Alpes Literários

Alpes Literários

Subtítulo

UM PASSEIO PELOS ALPES LITERÁRIOS

terça-feira, 7 de abril de 2020

Pierre Morhange - Canção de Ninar em Auschwitz

Da lavra de um autor francês de origem judaica, este poema, todo em dísticos, relembra o estado em que viveram os judeus no campo de concentração de Auschwitz, na Polônia, trancafiados em galpões, dormindo em estrados que mal lhes permitiam se virar para o outro lado – como bem o assinala os dois últimos versos desta fúnebre canção de ninar.

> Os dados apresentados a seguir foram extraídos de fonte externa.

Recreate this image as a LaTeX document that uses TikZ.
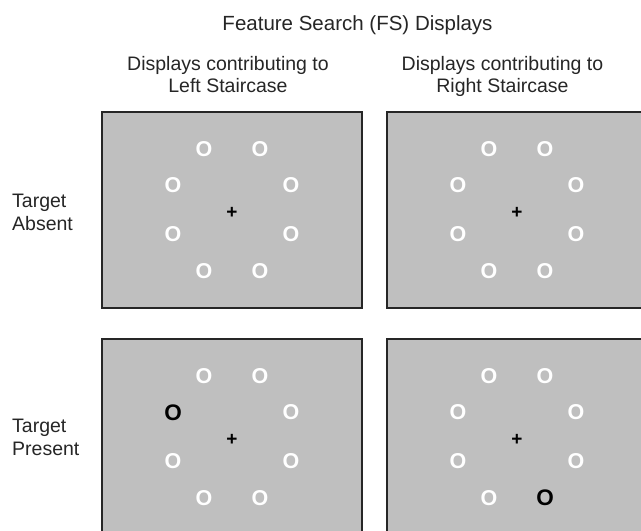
\documentclass[tikz,border=0pt]{standalone}
\usepackage{fontspec}
\setmainfont{Liberation Sans}
\definecolor{panelgray}{RGB}{191,191,191}
\definecolor{edgegray}{RGB}{38,38,38}
\newcommand\ringset[2]{%
  \foreach \dx/\dy [count=\i] in {-28/-61,28/-61,-59/-24.5,59/-24.5,-59/24.5,59/24.5,-28/61,28/61}{%
    \ifnum\i=#2\relax
      \node[targ] (#1-\i) at (\dx,\dy) {O};
    \else
      \node[dist] (#1-\i) at (\dx,\dy) {O};
    \fi
  }%
}
\begin{document}
\begin{tikzpicture}[x=1pt,y=-1pt,
  panel/.style={draw=edgegray, line width=1.6pt, fill=panelgray, minimum width=260pt, minimum height=196pt, inner sep=0pt},
  dist/.style={text=white, font=\fontsize{21.5}{20}\selectfont\bfseries, inner sep=0pt},
  targ/.style={text=black, font=\fontsize{22.5}{20}\selectfont\bfseries, inner sep=0pt},
  fix/.style={text=black, font=\fontsize{19}{18}\selectfont\bfseries, inner sep=0pt},
  rowlbl/.style={font=\fontsize{19.5}{22}\selectfont, anchor=base west, inner sep=0pt, text=black!85},
  head/.style={font=\fontsize{19.5}{22}\selectfont, anchor=base, inner sep=0pt, text=black!85},
  ttl/.style={font=\fontsize{20.5}{24}\selectfont, anchor=base, inner sep=0pt, text=black!85}]
\clip (0,0) rectangle (641,531);
\fill[white] (0,0) rectangle (641,531);
% headings
\node[ttl] (title) at (357.5,30) {Feature Search (FS) Displays};
\node[head] (hl1) at (228,70) {Displays contributing to};
\node[head] (hl2) at (228,92.5) {Left Staircase};
\node[head] (hr1) at (502.5,70) {Displays contributing to};
\node[head] (hr2) at (502.5,92.5) {Right Staircase};
% row labels
\node[rowlbl] (ra1) at (12,207) {Target};
\node[rowlbl] (ra2) at (12,230) {Absent};
\node[rowlbl] (rp1) at (12,432) {Target};
\node[rowlbl] (rp2) at (12,455) {Present};
% panels
\node[panel] (p11) at (232,210) {};
\node[panel] (p12) at (517,210) {};
\node[panel] (p21) at (232,437) {};
\node[panel] (p22) at (517,437) {};
% displays
\begin{scope}[shift={(232,210)}]
  \node[fix] (f11) at (0,3) {+};
  \ringset{a}{0}
\end{scope}
\begin{scope}[shift={(517,210)}]
  \node[fix] (f12) at (0,3) {+};
  \ringset{b}{0}
\end{scope}
\begin{scope}[shift={(232,437)}]
  \node[fix] (f21) at (0,3) {+};
  \ringset{c}{3}
\end{scope}
\begin{scope}[shift={(517,437)}]
  \node[fix] (f22) at (0,3) {+};
  \ringset{d}{8}
\end{scope}
\end{tikzpicture}
\end{document}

A criança a quem se dirige o ente lírico, certamente o seu genitor, já não tem o apoio e a provisão da mãe, e sofre com a fome, o sangue, as larvas, o estado de insânia e a fumaça, envolta num veludo azul, qualificado como “angustiante” – em suma, um cenário no qual o simples fato de ter saído vivo terá sido um autêntico milagre.

J.A.R. – H.C.

Pierre Morhange
(1901-1972)

Berceuse à Auschwitz

Mon bel enfant en habit bleu
Te voilà bien vêtu de velours angoissant

Mon bel enfant en habit de faim
Je suis le grand nuage où tu cherches du pain

Mon bel enfant en habit de sang
Ta mère ne peut plus te reverser le sien

Mon bel enfant en habit de vers
Ils brillent pour ta mère comme des étoiles

Mon bel enfant en habit de folie
Au crochet de mon cœur vous pendrez ces guenilles

Mon bel enfant en habit de fumée
Vous ne m’avez pas dit si je peux me tourner.

Le Blessé

Canção de Ninar
(François Nicholas Riss: pintor russo-francês)

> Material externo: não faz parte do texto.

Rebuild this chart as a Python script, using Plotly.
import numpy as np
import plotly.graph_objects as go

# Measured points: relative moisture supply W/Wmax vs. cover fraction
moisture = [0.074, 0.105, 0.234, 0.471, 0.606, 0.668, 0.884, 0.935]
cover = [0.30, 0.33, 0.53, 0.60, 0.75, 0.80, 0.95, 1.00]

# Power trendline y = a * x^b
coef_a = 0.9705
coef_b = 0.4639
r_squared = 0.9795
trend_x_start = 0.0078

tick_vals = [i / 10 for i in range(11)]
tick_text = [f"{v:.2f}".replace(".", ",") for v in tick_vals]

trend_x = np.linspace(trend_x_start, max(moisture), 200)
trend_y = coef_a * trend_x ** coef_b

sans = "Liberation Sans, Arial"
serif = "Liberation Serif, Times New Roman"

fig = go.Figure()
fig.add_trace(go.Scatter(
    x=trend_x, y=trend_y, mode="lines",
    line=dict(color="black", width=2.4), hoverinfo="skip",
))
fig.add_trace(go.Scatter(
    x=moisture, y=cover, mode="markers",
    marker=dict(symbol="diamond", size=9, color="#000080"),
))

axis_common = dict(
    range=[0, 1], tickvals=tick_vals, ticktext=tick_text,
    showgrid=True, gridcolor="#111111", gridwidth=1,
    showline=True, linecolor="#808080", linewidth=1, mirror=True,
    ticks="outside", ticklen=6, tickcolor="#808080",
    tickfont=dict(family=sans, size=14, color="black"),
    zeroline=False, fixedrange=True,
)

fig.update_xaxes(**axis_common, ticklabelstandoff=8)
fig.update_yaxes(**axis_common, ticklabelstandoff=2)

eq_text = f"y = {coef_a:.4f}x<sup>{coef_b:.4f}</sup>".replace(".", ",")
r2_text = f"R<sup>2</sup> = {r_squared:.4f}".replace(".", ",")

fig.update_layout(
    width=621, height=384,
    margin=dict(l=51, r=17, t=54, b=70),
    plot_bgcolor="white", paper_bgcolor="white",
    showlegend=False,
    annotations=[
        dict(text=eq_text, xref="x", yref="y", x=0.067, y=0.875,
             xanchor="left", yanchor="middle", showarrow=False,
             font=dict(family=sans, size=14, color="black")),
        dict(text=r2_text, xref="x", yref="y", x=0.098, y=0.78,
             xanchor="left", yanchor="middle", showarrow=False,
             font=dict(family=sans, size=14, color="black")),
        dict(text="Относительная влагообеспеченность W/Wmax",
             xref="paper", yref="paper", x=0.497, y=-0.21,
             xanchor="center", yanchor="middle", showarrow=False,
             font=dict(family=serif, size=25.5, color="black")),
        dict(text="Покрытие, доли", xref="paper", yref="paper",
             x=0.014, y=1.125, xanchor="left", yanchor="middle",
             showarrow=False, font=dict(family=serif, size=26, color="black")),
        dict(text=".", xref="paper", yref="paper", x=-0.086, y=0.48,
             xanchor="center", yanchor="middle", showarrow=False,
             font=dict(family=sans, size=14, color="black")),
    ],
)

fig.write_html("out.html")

Canção de Ninar em Auschwitz

Minha bela criança coberta por um manto azul
Estás bem vestida de um angustiante veludo

Minha bela criança coberta de fome
Sou a grande nuvem onde estás à procura de pão

Minha bela criança coberta de sangue
Tua mãe não pode mais te repassar a porção dela

Minha bela criança coberta de larvas
Elas brilham para tua mãe como estrelas

Minha bela criança coberta de insânia
No cabide do meu coração pendurarás esses trapos

Minha bela criança coberta de fumaça
Não me disseste se eu posso me virar.

O Ferido

Referência:

MORHANGE, Pierre. Berceuse à Auschwitz. In: DÉCAUDIN, Michel (Éd.). Anthologie de la poésie française du XXe siècle. Préface de Claude Roy. Édition revue et augmentée. Paris, FR: Gallimard, 2000. p. 427.